Ekori is a community in Yakurr, Nigeria.

==Language and culture==
The native language is Lokaa. English is the official language; other languages spoken in Ekori include pidgin English, which most West African people understand. Leboku is the New Yam festival or harvest thanksgiving often celebrated in Ekori during the month of September. Another fascinating cultural event in Ekori is popularly known as KEPU (wrestling), practised when celebrating men and women who have attained a certain age bracket. According to Daryll Forde, 1964 (Yako Studies) this community is the second largest in Yakurr Local Government Area of Cross River State, Nigeria. The people of Ekori living outside the community also contribute through Ekori Progressive Elements League (EPEL), and through age-grade associations known as (Ekoh).

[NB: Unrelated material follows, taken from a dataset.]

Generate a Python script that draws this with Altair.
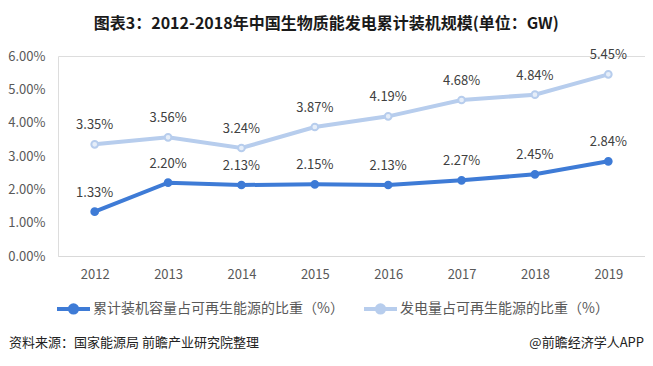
import altair as alt
import pandas as pd

years = ["2012", "2013", "2014", "2015", "2016", "2017", "2018", "2019"]
capacity_share = [1.33, 2.20, 2.13, 2.15, 2.13, 2.27, 2.45, 2.84]
generation_share = [3.35, 3.56, 3.24, 3.87, 4.19, 4.68, 4.84, 5.45]
series_names = ["累计装机容量占可再生能源的比重（%）", "发电量占可再生能源的比重（%）"]
series_colors = ["#3E7BD6", "#B7CDED"]
point_fills = ["#3E7BD6", "#E6EEF9"]
y_ticks = [0, 1, 2, 3, 4, 5, 6]
title_text = "图表3：2012-2018年中国生物质能发电累计装机规模(单位：GW)"
source_text = "资料来源：国家能源局 前瞻产业研究院整理"
brand_text = "@前瞻经济学人APP"

FONT = "Noto Sans CJK SC"

rows = []
for name, vals in zip(series_names, [capacity_share, generation_share]):
    for y, v in zip(years, vals):
        rows.append({"year": y, "series": name, "value": v / 100.0})
df = pd.DataFrame(rows)

x_enc = alt.X("year:O", title=None, sort=years,
              scale=alt.Scale(type="point", padding=0.5),
              axis=alt.Axis(labelAngle=0, domain=True, domainColor="#D9D9D9",
                            ticks=False, grid=False, labelPadding=12,
                            labelFontSize=13, labelColor="#595959", labelFont=FONT))
y_enc = alt.Y("value:Q", title=None,
              scale=alt.Scale(domain=[0, 0.06], nice=False, zero=True),
              axis=alt.Axis(values=[t / 100 for t in y_ticks], format=".2%",
                            domain=False, ticks=False, grid=False, labelPadding=13,
                            labelFontSize=13, labelColor="#595959", labelFont=FONT))
color_enc = alt.Color("series:N", sort=series_names,
                      scale=alt.Scale(domain=series_names, range=series_colors),
                      legend=alt.Legend(title=None, orient="none", direction="horizontal",
                                        legendX=-3, legendY=234,
                                        symbolType="M -1 0 L 1 0 M 0.22 0 A 0.22 0.22 0 1 1 -0.22 0 A 0.22 0.22 0 1 1 0.22 0 Z",
                                        symbolSize=1089, symbolStrokeWidth=4,
                                        labelFontSize=14, labelColor="#595959", labelFont=FONT,
                                        labelLimit=400, columnPadding=12, labelOffset=1))

base = alt.Chart(df)

lines = base.mark_line(strokeWidth=4).encode(x=x_enc, y=y_enc, color=color_enc)
points = base.mark_point(size=45, strokeWidth=2, opacity=1).encode(
    x=x_enc, y=y_enc, color=color_enc,
    fill=alt.Fill("series:N", scale=alt.Scale(domain=series_names, range=point_fills), legend=None))
labels = base.mark_text(dy=-19, fontSize=13, color="#404040", font=FONT).encode(
    x=x_enc, y=y_enc, text=alt.Text("value:Q", format=".2%"))

src = alt.Chart(pd.DataFrame({"t": [source_text]})).mark_text(
    align="left", baseline="middle", fontSize=13, color="#222222", font=FONT
).encode(text="t:N", x=alt.value(-49), y=alt.value(287))
brand = alt.Chart(pd.DataFrame({"t": [brand_text]})).mark_text(
    align="right", baseline="middle", fontSize=13, color="#222222", font=FONT
).encode(text="t:N", x=alt.value(586), y=alt.value(287))

chart = alt.layer(lines, points, labels, src, brand).properties(
    width=587, height=200,
    title=alt.TitleParams(title_text, fontSize=16, fontWeight="bold", font=FONT,
                          anchor="start", dx=86, offset=17, color="#1A1A1A"),
    autosize=alt.AutoSizeParams(type="none"),
    padding={"left": 50, "top": 48, "right": 0, "bottom": 102},
).configure_view(stroke=None).configure(background="white")

chart.save("out.html", embed_options={"renderer": "svg", "actions": False})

EPEL members are primarily women, most of whom live in Calabar, Lagos, and Abuja. The age grades, on the other hand, are composed of individuals of the same age or younger or older by at most two years.

==Religion==
The people of Ekori are mainly Christian with about 2% of the population identifying with traditional religions. More than half of the population are subsistence farmers; they plant mainly cassava, maize, Yam and vegetables. Eighty percent of the cassava is processed into garri. They also have civil servants and Entrepreneurs. Commercial farmers mainly owners of small-holding oil palm estates can be found in the community.